The only real workaround is to create a new cluster with checksums enabled, and then use logical subscriptions to move the data over. This procedure is a kind of Swiss Army knife which can also ease major version upgrades, collation changes, and other major conversions where it's simply easier to abandon the old cluster rather than modify it. But that's not exactly a simple proposition either.

Thankfully, there's now an alternative.

Behind the Scenes

Let's finally cut to the chase: Postgres 19 makes it possible to toggle checksums on a running cluster. Better yet, it's just a single function call:

SELECT pg_enable_data_checksums();

That single call kicks off the whole process in the background. Under the hood, Postgres spawns a worker for each database in the cluster. Each worker walks through every page, marking buffers dirty so that a valid checksum gets written on the next disk flush. The work is WAL-logged and replicated, so standbys are also implicitly converted. Just start the job and get on with your day.
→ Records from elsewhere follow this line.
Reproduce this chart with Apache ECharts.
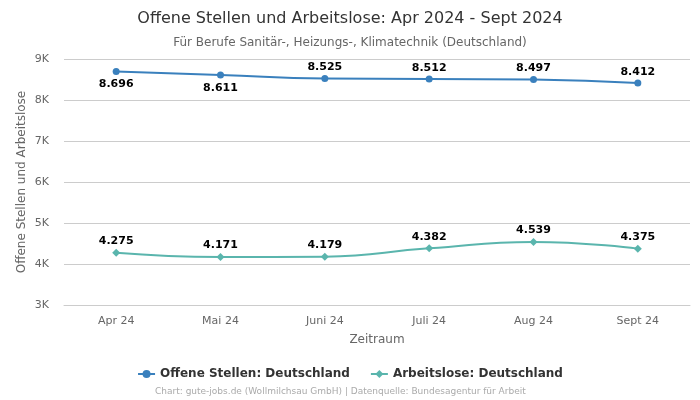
<!DOCTYPE html>
<html><head><meta charset="utf-8">
<script src="https://cdn.jsdelivr.net/npm/echarts@6/dist/echarts.min.js"></script>
<style>html,body{margin:0;padding:0;background:#fff}#c{width:700px;height:400px}</style>
</head><body><div id="c"></div>
<script>
var categories = ['Apr 24','Mai 24','Juni 24','Juli 24','Aug 24','Sept 24'];
var offeneStellen = [8696, 8611, 8525, 8512, 8497, 8412];
var arbeitslose = [4275, 4171, 4179, 4382, 4539, 4375];
var offeneLabelPos = ['bottom','bottom','top','top','top','top'];
var FONT = 'DejaVu Sans';
function fmt(v){ return String(v).replace(/\B(?=(\d{3})+(?!\d))/g,'.'); }
var chart = echarts.init(document.getElementById('c'));
chart.setOption({
  animation:false,
  textStyle:{fontFamily:FONT},
  title:[
    {text:'Offene Stellen und Arbeitslose: Apr 2024 - Sept 2024',left:'center',top:6,textStyle:{fontFamily:FONT,fontSize:16,fontWeight:'normal',color:'#333'}},
    {text:'Für Berufe Sanitär-, Heizungs-, Klimatechnik (Deutschland)',left:'center',top:32,textStyle:{fontFamily:FONT,fontSize:12,fontWeight:'normal',color:'#666'}},
    {text:'Chart: gute-jobs.de (Wollmilchsau GmbH) | Datenquelle: Bundesagentur für Arbeit',left:150,top:382,textStyle:{fontFamily:FONT,fontSize:9,fontWeight:'normal',color:'#aaa'}}
  ],
  legend:{bottom:15,itemGap:20,itemWidth:17,itemHeight:10,textStyle:{fontFamily:FONT,fontSize:12,fontWeight:'bold',color:'#333'},
    data:['Offene Stellen: Deutschland','Arbeitslose: Deutschland']},
  grid:{left:64,right:10,top:59,bottom:95},
  xAxis:{type:'category',data:categories,boundaryGap:true,name:'Zeitraum',nameLocation:'middle',nameGap:29,
    nameTextStyle:{fontFamily:FONT,fontSize:12,color:'#666'},
    axisLine:{show:true,lineStyle:{color:'#ccc'}},axisTick:{show:false},
    axisLabel:{fontFamily:FONT,fontSize:11,color:'#666',margin:11}},
  yAxis:{type:'value',min:3000,max:9000,interval:1000,name:'Offene Stellen und Arbeitslose',nameLocation:'middle',nameGap:36,nameMoveOverlap:false,
    nameTextStyle:{fontFamily:FONT,fontSize:12,color:'#666'},
    axisLine:{show:false},axisTick:{show:false},
    splitLine:{lineStyle:{color:'#ccc'}},
    axisLabel:{fontFamily:FONT,fontSize:11,color:'#666',margin:15,formatter:function(v){return (v/1000)+'K';}}},
  series:[
    {name:'Offene Stellen: Deutschland',type:'line',smooth:true,symbol:'circle',symbolSize:7,
      itemStyle:{color:'#3a80bd'},lineStyle:{width:2,color:'#3a80bd'},
      data:offeneStellen.map(function(v,i){return {value:v,label:{position:offeneLabelPos[i],distance:offeneLabelPos[i]==='bottom'?4:2}};}),
      label:{show:true,distance:2,fontFamily:FONT,fontSize:11,fontWeight:'bold',color:'#000',formatter:function(p){return fmt(p.value);}}},
    {name:'Arbeitslose: Deutschland',type:'line',smooth:true,symbol:'diamond',symbolSize:8,
      itemStyle:{color:'#5ab5ad'},lineStyle:{width:2,color:'#5ab5ad'},
      data:arbeitslose,
      label:{show:true,position:'top',distance:2,fontFamily:FONT,fontSize:11,fontWeight:'bold',color:'#000',formatter:function(p){return fmt(p.value);}}}
  ]
});
</script></body></html>
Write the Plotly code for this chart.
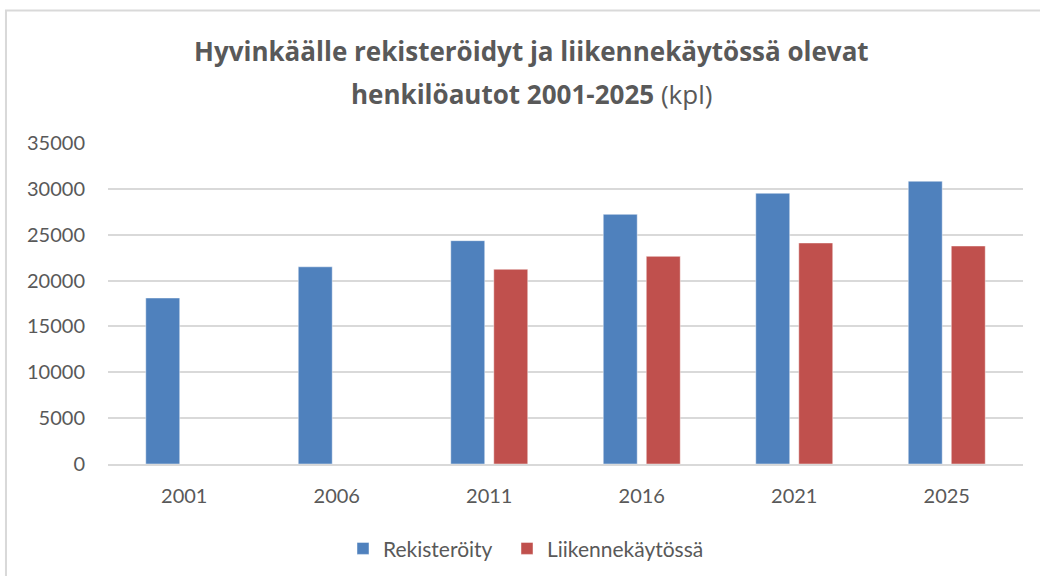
import plotly.graph_objects as go

years = ["2001", "2006", "2011", "2016", "2021", "2025"]
rekisteroity = [18100, 21500, 24350, 27220, 29520, 30830]
liikennekaytossa = [None, None, 21230, 22640, 24100, 23770]
y_ticks = [0, 5000, 10000, 15000, 20000, 25000, 30000, 35000]

FONT = "Lato"
TITLE_FONT = "Open Sans"
GREY = "#595959"

fig = go.Figure()
fig.add_trace(go.Bar(
    x=years, y=rekisteroity, name="Rekisteröity", legend="legend",
    marker=dict(color="#4F81BD", line=dict(color="rgba(255,255,255,0.45)", width=1)),
))
fig.add_trace(go.Bar(
    x=years, y=liikennekaytossa, name="Liikennekäytössä", legend="legend2",
    marker=dict(color="#C0504D", line=dict(color="rgba(255,255,255,0.45)", width=1)),
))

leg_common = dict(orientation="h", xanchor="left", y=-0.264, yanchor="middle",
                  font=dict(family=FONT, size=21, color=GREY), itemwidth=30,
                  bgcolor="rgba(0,0,0,0)")

fig.update_layout(
    width=1040, height=576,
    margin=dict(l=108, r=17, t=143, b=112, autoexpand=False),
    paper_bgcolor="white", plot_bgcolor="white",
    barmode="group", bargap=0.436, bargroupgap=0.21,
    font=dict(family=FONT, color=GREY, size=20),
    showlegend=True,
    legend=dict(x=(343 - 108) / 915, **leg_common),
    legend2=dict(x=(507 - 108) / 915, **leg_common),
    xaxis=dict(type="category", showgrid=False, showline=True, linecolor="#d9d9d9",
               linewidth=1.5, ticks="", ticklabelstandoff=13, automargin=False,
               tickfont=dict(family=FONT, size=20, color=GREY)),
    yaxis=dict(range=[0, 35000], tickvals=y_ticks, ticktext=[str(v) for v in y_ticks],
               showgrid=True, gridcolor="#d9d9d9", gridwidth=1.5, automargin=False,
               zeroline=False, showline=False, ticks="", ticklabelstandoff=22,
               tickfont=dict(family=FONT, size=20, color=GREY)),
    shapes=[dict(type="rect", xref="paper", yref="paper",
                 x0=-0.1115, x1=1.05, y0=-0.6, y1=1.4128,
                 line=dict(color="#d9d9d9", width=2), layer="below")],
    annotations=[
        dict(text="<b>Hyvinkäälle rekisteröidyt ja liikennekäytössä olevat</b>",
             xref="paper", yref="paper", x=(531 - 108) / 915, y=(464 - 51) / 321,
             xanchor="center", yanchor="middle", showarrow=False,
             font=dict(family=TITLE_FONT, size=26, color=GREY)),
        dict(text="<b>henkilöautot 2001-2025</b> (kpl)",
             xref="paper", yref="paper", x=(531 - 108) / 915, y=(464 - 94) / 321,
             xanchor="center", yanchor="middle", showarrow=False,
             font=dict(family=TITLE_FONT, size=26, color=GREY)),
    ],
)

fig.write_html("out.html", config={"displayModeBar": False},
               post_script="document.body.style.margin='0';")
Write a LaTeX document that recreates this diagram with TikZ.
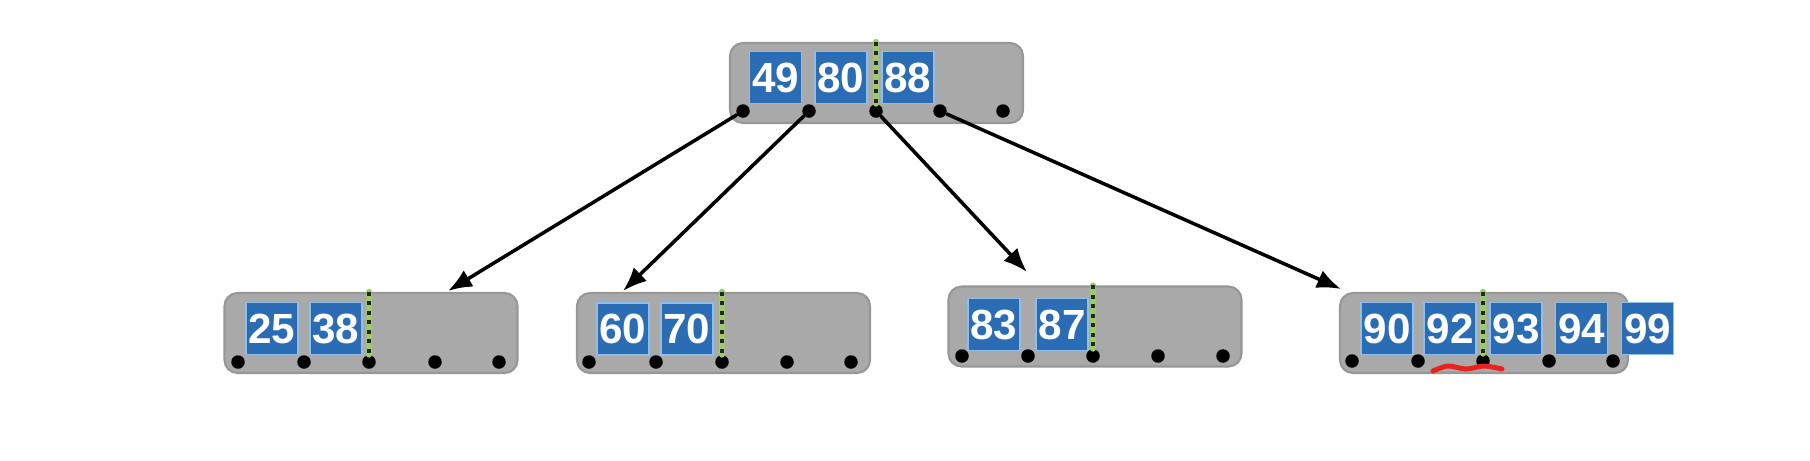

Processing every page on a busy system is still a lot of I/O, so the function accepts the same kind of throttling knobs that cost-based vacuum uses:

SELECT pg_enable_data_checksums(cost_delay => 10, cost_limit => 500);

The cost_delay and cost_limit arguments tell the background workers to ease off, trading a longer total runtime for less impact on production traffic. If the cluster is quiet, leave them out and it churns through every page as fast as the storage subsystem will allow. It's nice to have options.

But how do we know when it's actually done?

Watching It Happen

This is where a small but incredibly convenient change shows up. The read-only data_checksums parameter has been around forever, but it used to be a plain boolean: checksums were either on or off. Postgres 19 changes that to an enum, exposing the other new states:

SHOW data_checksums;

 data_checksums 
----------------
 inprogress-on

The four possible values are off, inprogress-on, on, and inprogress-off. When being enabled, the cluster moves from off to inprogress-on while the workers do their thing. It only flips to a confident on once every page across every database carries a valid checksum.

Disabling runs the same play in reverse, and it's even quicker:

SELECT pg_disable_data_checksums();

That moves the cluster from on to inprogress-off, and once every active backend has stopped trying to validate pages, it settles into off. Turning checksums off doesn't require rewriting anything, so it's nearly instant; Postgres just stops checking. But really, why would we ever do that?

Final Thoughts

Looking back, it's kind of hard to believe how long this particular wart persisted. Checksums shipped with 9.3 back in September of 2013! The (offline) conversion tool didn't arrive until version 12, six years later. Postgres 18 finally switched to the safer default. And now version 19 makes it possible to change on a running system. The price of admission meant a lot of DBAs simply avoided converting existing clusters, and went without valuable protection due to a questionable default.

Postgres 19 still doesn't make the cost of entry "free", and I wouldn't trust anyone who claimed it did. You still pay in WAL and background I/O during conversion, and the throttle settings aren't just there for decoration. That said, "pay in tunable background I/O" and "pay in a multi-hour outage" are not even in the same universe of impact. One is a mild annoyance, while the other probably relegated countless clusters to remain checksum-free.

So if you've got an older cluster humming away without checksums, worry not! This is the release that removes the final obstruction to embracing full data integrity on such systems. If you have one of these clusters, try the latest Postgres 19 beta on a restored backup in a safe sandbox environment. Check how long the conversion process takes, try it with different IO tuning knobs, and develop a playbook for your production instance. Postgres 19 is coming very soon now, and you'll be ready when it does.